By: Sutton Lee Seymour

BLOOMINGTON, IN – Last Tuesday, IU maintenance crew tearing up a Forest resident’s floorboards found several birds chopped up with others chained alive beneath the floor.

“In all my years, I’ve never seen anything like this,” said maintenance team leader Katrina Black. “I mean, I’ve seen college students hide weed or dirty magazines in weird places, but I guess this one kid just got sick and tired of scraping bird shit off of the bottom of his shoes.”

In an interview, IUPD stated that no one has been detained for this incident, but the primary suspect has been identified as resident Monty Fortunato. He has yet to confess, but investigators described him muttering under his breath about “their evil eyes” and whispering to the crows about “the sweet, delicious Amontillado” he had in his basement.

“I remember whenever I went into his room, he’d be scraping shit across the floorboards and crying about how guilty he felt,” said Fortunato’s roommate Augustus Dupin. “I mean, I suspected that he’d done something, but based on what I know about his thought patterns and day-to-day life I just kind of assumed he was rich and lonely like the rest of us.”

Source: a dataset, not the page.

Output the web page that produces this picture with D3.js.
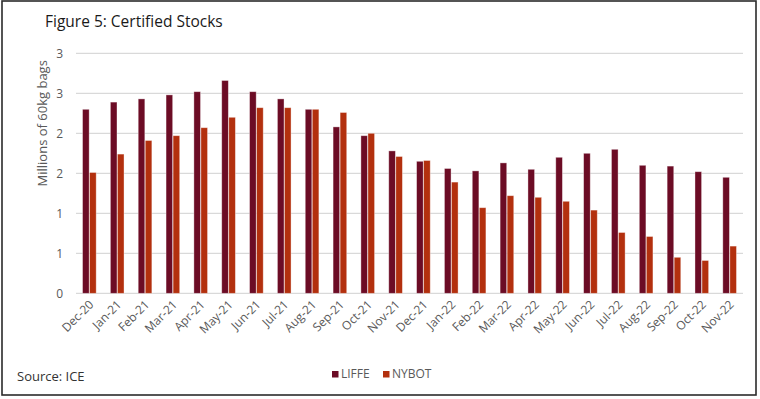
<!DOCTYPE html>
<html>
<head>
<meta charset="utf-8">
<script src="https://cdn.jsdelivr.net/npm/d3@7"></script>
<style>
  body { margin: 0; background: #fff; }
  text { font-family: "Open Sans", "Noto Sans", sans-serif; }
</style>
</head>
<body>
<div id="chart"></div>
<script>
const WIDTH = 760;
const HEIGHT = 399;

const months = ['Dec-20', 'Jan-21', 'Feb-21', 'Mar-21', 'Apr-21', 'May-21', 'Jun-21', 'Jul-21',
  'Aug-21', 'Sep-21', 'Oct-21', 'Nov-21', 'Dec-21', 'Jan-22', 'Feb-22', 'Mar-22', 'Apr-22',
  'May-22', 'Jun-22', 'Jul-22', 'Aug-22', 'Sep-22', 'Oct-22', 'Nov-22'];
const liffe = [2.30, 2.39, 2.43, 2.48, 2.52, 2.66, 2.52, 2.43, 2.30, 2.08, 1.97, 1.78,
  1.65, 1.56, 1.53, 1.63, 1.55, 1.70, 1.75, 1.80, 1.60, 1.59, 1.52, 1.45];
const nybot = [1.51, 1.74, 1.91, 1.97, 2.07, 2.20, 2.32, 2.32, 2.30, 2.26, 2.00, 1.71,
  1.66, 1.39, 1.07, 1.22, 1.20, 1.15, 1.04, 0.76, 0.71, 0.45, 0.41, 0.59];
const seriesNames = ['LIFFE', 'NYBOT'];
const seriesColors = ['#6c0c25', '#b3300e'];
const yTicks = [0, 0.5, 1, 1.5, 2, 2.5, 3];

const svg = d3.select('#chart').append('svg')
  .attr('width', WIDTH)
  .attr('height', HEIGHT);

// frame
svg.append('rect')
  .attr('x', 2).attr('y', 1)
  .attr('width', 754).attr('height', 394)
  .attr('fill', 'none')
  .attr('stroke', '#2b2b2b')
  .attr('stroke-width', 1.6);

svg.append('text')
  .attr('x', 45).attr('y', 27)
  .attr('font-size', 15.5)
  .attr('fill', '#1a1a1a')
  .text('Figure 5: Certified Stocks');

const plot = { left: 76, right: 743, top: 53.3, bottom: 293.3 };

const y = d3.scaleLinear().domain([0, 3]).range([plot.bottom, plot.top]);
const x0 = d3.scaleBand().domain(months).range([plot.left, plot.right])
  .paddingInner(0.48).paddingOuter(0.22);
const x1 = d3.scaleBand().domain(seriesNames).range([0, x0.bandwidth()]).padding(0.06);

// gridlines
svg.append('g')
  .selectAll('line')
  .data(yTicks)
  .enter()
  .append('line')
  .attr('x1', plot.left).attr('x2', plot.right)
  .attr('y1', (d) => y(d)).attr('y2', (d) => y(d))
  .attr('stroke', '#d9d9d9')
  .attr('stroke-width', 1.3);

// y axis labels (rounded like the original)
const yAxis = d3.axisLeft(y).tickValues(yTicks).tickSize(0).tickPadding(0)
  .tickFormat((d) => d3.format('.0f')(d));
svg.append('g')
  .attr('transform', `translate(${plot.left - 13},0)`)
  .call(yAxis)
  .call((g) => g.select('.domain').remove())
  .selectAll('text')
  .attr('font-family', '"Open Sans", sans-serif')
  .attr('font-size', 12)
  .attr('fill', '#595959');

svg.append('text')
  .attr('transform', `translate(47,${(plot.top + plot.bottom) / 2 - 50}) rotate(-90)`)
  .attr('text-anchor', 'middle')
  .attr('font-size', 13)
  .attr('fill', '#595959')
  .text('Millions of 60kg bags');

// bars
const rows = months.map((m, i) => ({ month: m, values: [liffe[i], nybot[i]] }));
const groups = svg.append('g')
  .selectAll('g.month')
  .data(rows)
  .enter()
  .append('g')
  .attr('class', 'month')
  .attr('transform', (d) => `translate(${x0(d.month)},0)`);

groups.selectAll('rect')
  .data((d) => d.values.map((v, k) => ({ key: seriesNames[k], value: v, k })))
  .enter()
  .append('rect')
  .attr('x', (d) => x1(d.key))
  .attr('width', x1.bandwidth())
  .attr('y', (d) => y(d.value))
  .attr('height', (d) => y(0) - y(d.value))
  .attr('fill', (d) => seriesColors[d.k])
  .attr('stroke', 'rgba(255,255,255,0.45)')
  .attr('stroke-width', 0.8);

// x axis labels
const xAxis = d3.axisBottom(x0).tickSize(0).tickPadding(0);
svg.append('g')
  .attr('transform', `translate(0,${plot.bottom})`)
  .call(xAxis)
  .call((g) => g.select('.domain').remove())
  .selectAll('text')
  .attr('font-family', '"Open Sans", sans-serif')
  .attr('font-size', 12)
  .attr('fill', '#595959')
  .attr('text-anchor', 'end')
  .attr('dy', 0)
  .attr('transform', 'translate(5,12) rotate(-45)');

// legend
const legend = svg.append('g').attr('transform', 'translate(332,371)');
const items = legend.selectAll('g')
  .data(seriesNames)
  .enter()
  .append('g')
  .attr('transform', (d, i) => `translate(${i * 51},0)`);
items.append('rect')
  .attr('width', 6.5).attr('height', 6.5)
  .attr('fill', (d, i) => seriesColors[i]);
items.append('text')
  .attr('x', 9).attr('y', 7)
  .attr('font-size', 12)
  .attr('fill', '#595959')
  .text((d) => d);

svg.append('text')
  .attr('x', 17).attr('y', 381)
  .attr('font-size', 13)
  .attr('fill', '#333')
  .text('Source: ICE');
</script>
</body>
</html>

Luckily, when the crows were discovered, many were still alive, if not somewhat malnourished. They delivered the following statement shortly before being freed:

“Once upon a campus dreary, while we wandered, hungry, weary,
Shitting upon roof and head of students studying for Kelley ICore—
While we flighted, nearly napping, suddenly there came kidnapping,
As of someone tired of our presence on this southeast block of yore.
‘Rot in hell,’ he muttered, ‘and come to Forest nevermore!’
But we live on, fuckface, forevermore.”